* _Given instruction_
Please retype the records below exactly, leaving out any pictures.

(Rows from a dataset)

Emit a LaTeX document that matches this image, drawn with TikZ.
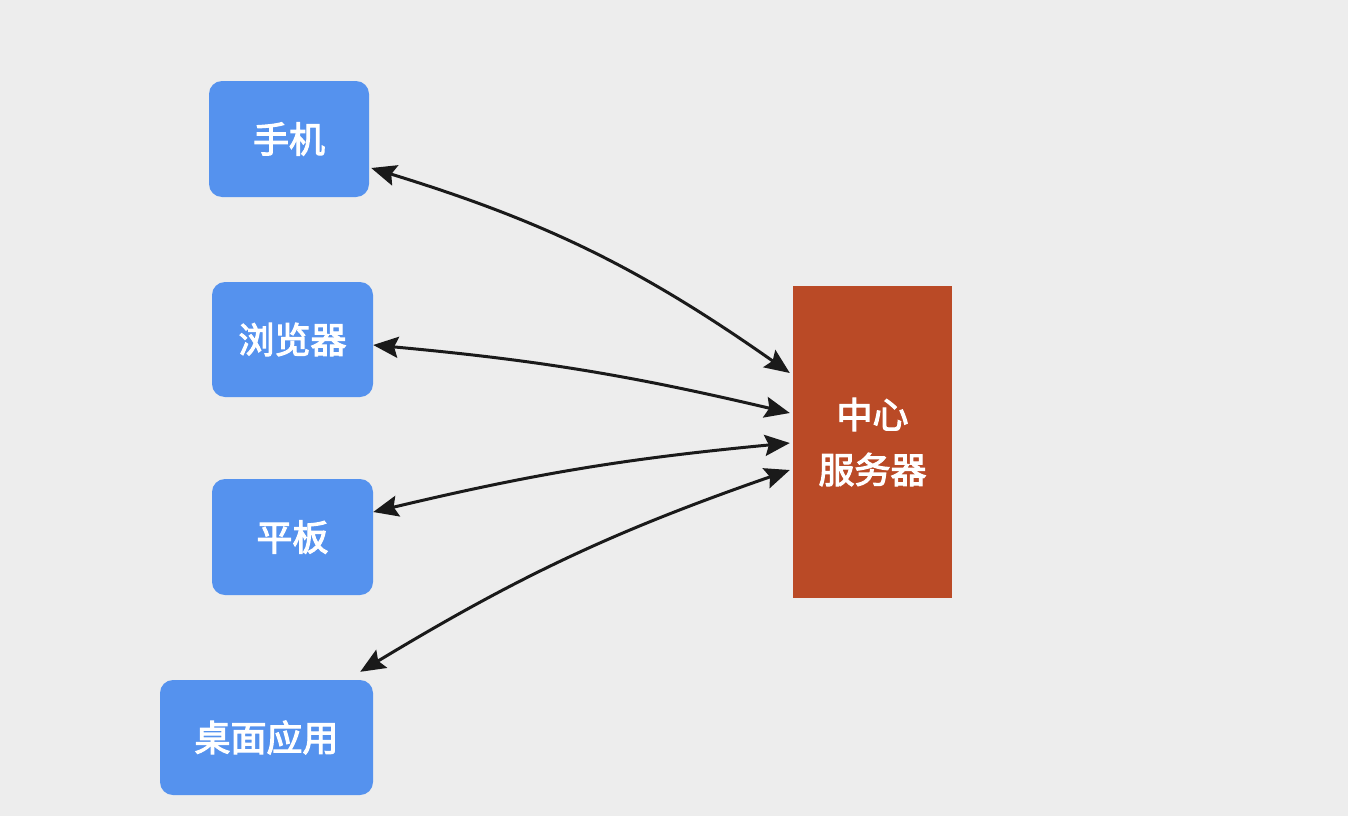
\documentclass[tikz,border=0pt]{standalone}
\usepackage{fontspec}
\newfontfamily\cjk[FakeBold=3]{Noto Sans CJK SC}
\usetikzlibrary{arrows.meta}
\definecolor{bg}{HTML}{EDEDED}
\definecolor{cblue}{HTML}{5592EE}
\definecolor{cred}{HTML}{BA4A26}
\definecolor{ink}{HTML}{1A1A1A}
\tikzset{
  client/.style={fill=cblue, rounded corners=13pt, text=white, font=\cjk\fontsize{36}{40}\selectfont, inner sep=0pt},
  server/.style={fill=cred, text=white, font=\cjk\fontsize{36}{55}\selectfont, align=center, inner sep=0pt, minimum width=159pt, minimum height=312pt},
  link/.style={draw=ink, line width=3pt, {Stealth[length=25pt,width=21pt,inset=4pt]}-{Stealth[length=25pt,width=21pt,inset=4pt]}}
}
\begin{document}
\begin{tikzpicture}[x=1pt,y=-1pt]
\fill[bg] (0,0) rectangle (1348,816);
\useasboundingbox (0,0) rectangle (1348,816);
\node[client, minimum width=160pt, minimum height=116pt] (phone) at (289,139) {手机};
\node[client, minimum width=161pt, minimum height=115pt] (browser) at (292.5,339.5) {浏览器};
\node[client, minimum width=161pt, minimum height=116pt] (tablet) at (292.5,537) {平板};
\node[client, minimum width=213pt, minimum height=115pt] (desktop) at (266.5,737.5) {桌面应用};
\node[server] (srv) at (872.5,442) {中心\\服务器};
\draw[link] ([xshift=2pt,yshift=-29pt]phone.east) to[bend left=9] ([xshift=-3pt,yshift=69pt]srv.west);
\draw[link] ([yshift=-5.5pt]browser.east) to[bend left=4] ([xshift=-3pt,yshift=29pt]srv.west);
\draw[link] ([yshift=25pt]tablet.east) to[bend left=4] ([xshift=-3pt,yshift=-1pt]srv.west);
\draw[link] ([xshift=-13pt,yshift=8pt]desktop.north east) to[bend left=6] ([xshift=-3pt,yshift=-28pt]srv.west);
\end{tikzpicture}
\end{document}
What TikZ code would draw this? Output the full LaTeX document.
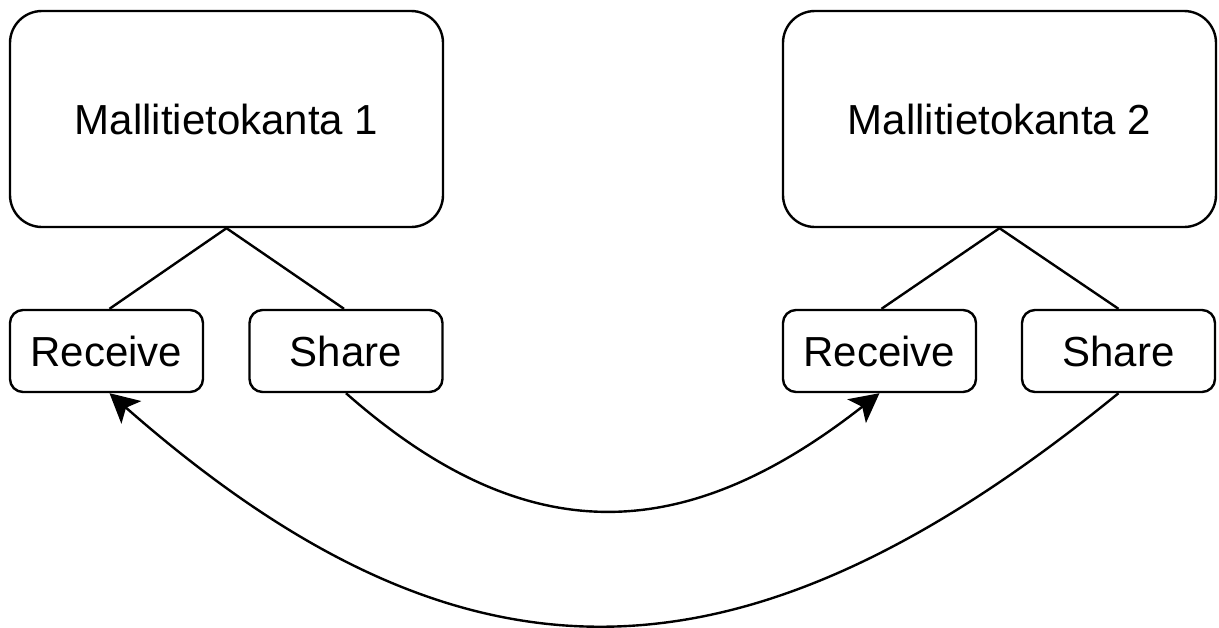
\documentclass[tikz,border=0pt]{standalone}
\usepackage{fontspec}
\setmainfont{Liberation Sans}
\usetikzlibrary{arrows.meta}
\begin{document}
\begin{tikzpicture}[x=1pt,y=-1pt,
  bigbox/.style={draw=black, line width=2.4pt, rounded corners=32pt, minimum width=433pt, minimum height=216pt, inner sep=0pt, font=\fontsize{42}{50}\selectfont},
  smallbox/.style={draw=black, line width=2.4pt, rounded corners=13pt, minimum width=193pt, minimum height=82pt, inner sep=0pt, font=\fontsize{42}{50}\selectfont},
  link/.style={draw=black, line width=2.4pt},
  arr/.style={draw=black, line width=2.4pt, -{Stealth[length=29pt, width=30pt, inset=7pt]}}
]
\useasboundingbox (0,0) rectangle (1219,627);
\node[bigbox] (m1) at (226.5,119) {Mallitietokanta 1};
\node[bigbox] (m2) at (999.5,119) {Mallitietokanta 2};
\node[smallbox] (r1) at (106.5,351) {Receive};
\node[smallbox] (s1) at (346,351) {Share};
\node[smallbox] (r2) at (879.5,351) {Receive};
\node[smallbox] (s2) at (1118.5,351) {Share};
\draw[link] (m1.south) -- ([xshift=3pt]r1.north);
\draw[link] (m1.south) -- ([xshift=-2pt]s1.north);
\draw[link] (m2.south) -- ([xshift=2pt]r2.north);
\draw[link] (m2.south) -- (s2.north);
\draw[arr] (s1.south) .. controls +(177,156) and +(-199,156) .. (r2.south);
\draw[arr] (s2.south) .. controls +(-379,309) and +(352,309) .. ([xshift=3pt]r1.south);
\end{tikzpicture}
\end{document}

* _Exercise output_
Emit a LaTeX document that matches this image, drawn with TikZ.
\documentclass[tikz,border=0pt]{standalone}
\usepackage{fontspec}
\newfontfamily\cjk[FakeBold=3]{Noto Sans CJK SC}
\usetikzlibrary{arrows.meta}
\definecolor{bg}{HTML}{EDEDED}
\definecolor{cblue}{HTML}{5592EE}
\definecolor{cred}{HTML}{BA4A26}
\definecolor{ink}{HTML}{1A1A1A}
\tikzset{
  client/.style={fill=cblue, rounded corners=13pt, text=white, font=\cjk\fontsize{36}{40}\selectfont, inner sep=0pt},
  server/.style={fill=cred, text=white, font=\cjk\fontsize{36}{55}\selectfont, align=center, inner sep=0pt, minimum width=159pt, minimum height=312pt},
  link/.style={draw=ink, line width=3pt, {Stealth[length=25pt,width=21pt,inset=4pt]}-{Stealth[length=25pt,width=21pt,inset=4pt]}}
}
\begin{document}
\begin{tikzpicture}[x=1pt,y=-1pt]
\fill[bg] (0,0) rectangle (1348,816);
\useasboundingbox (0,0) rectangle (1348,816);
\node[client, minimum width=160pt, minimum height=116pt] (phone) at (289,139) {手机};
\node[client, minimum width=161pt, minimum height=115pt] (browser) at (292.5,339.5) {浏览器};
\node[client, minimum width=161pt, minimum height=116pt] (tablet) at (292.5,537) {平板};
\node[client, minimum width=213pt, minimum height=115pt] (desktop) at (266.5,737.5) {桌面应用};
\node[server] (srv) at (872.5,442) {中心\\服务器};
\draw[link] ([xshift=2pt,yshift=-29pt]phone.east) to[bend left=9] ([xshift=-3pt,yshift=69pt]srv.west);
\draw[link] ([yshift=-5.5pt]browser.east) to[bend left=4] ([xshift=-3pt,yshift=29pt]srv.west);
\draw[link] ([yshift=25pt]tablet.east) to[bend left=4] ([xshift=-3pt,yshift=-1pt]srv.west);
\draw[link] ([xshift=-13pt,yshift=8pt]desktop.north east) to[bend left=6] ([xshift=-3pt,yshift=-28pt]srv.west);
\end{tikzpicture}
\end{document}
What TikZ code would draw this? Output the full LaTeX document.
\documentclass[tikz,border=0pt]{standalone}
\usepackage{fontspec}
\setmainfont{Liberation Sans}
\usetikzlibrary{arrows.meta}
\begin{document}
\begin{tikzpicture}[x=1pt,y=-1pt,
  bigbox/.style={draw=black, line width=2.4pt, rounded corners=32pt, minimum width=433pt, minimum height=216pt, inner sep=0pt, font=\fontsize{42}{50}\selectfont},
  smallbox/.style={draw=black, line width=2.4pt, rounded corners=13pt, minimum width=193pt, minimum height=82pt, inner sep=0pt, font=\fontsize{42}{50}\selectfont},
  link/.style={draw=black, line width=2.4pt},
  arr/.style={draw=black, line width=2.4pt, -{Stealth[length=29pt, width=30pt, inset=7pt]}}
]
\useasboundingbox (0,0) rectangle (1219,627);
\node[bigbox] (m1) at (226.5,119) {Mallitietokanta 1};
\node[bigbox] (m2) at (999.5,119) {Mallitietokanta 2};
\node[smallbox] (r1) at (106.5,351) {Receive};
\node[smallbox] (s1) at (346,351) {Share};
\node[smallbox] (r2) at (879.5,351) {Receive};
\node[smallbox] (s2) at (1118.5,351) {Share};
\draw[link] (m1.south) -- ([xshift=3pt]r1.north);
\draw[link] (m1.south) -- ([xshift=-2pt]s1.north);
\draw[link] (m2.south) -- ([xshift=2pt]r2.north);
\draw[link] (m2.south) -- (s2.north);
\draw[arr] (s1.south) .. controls +(177,156) and +(-199,156) .. (r2.south);
\draw[arr] (s2.south) .. controls +(-379,309) and +(352,309) .. ([xshift=3pt]r1.south);
\end{tikzpicture}
\end{document}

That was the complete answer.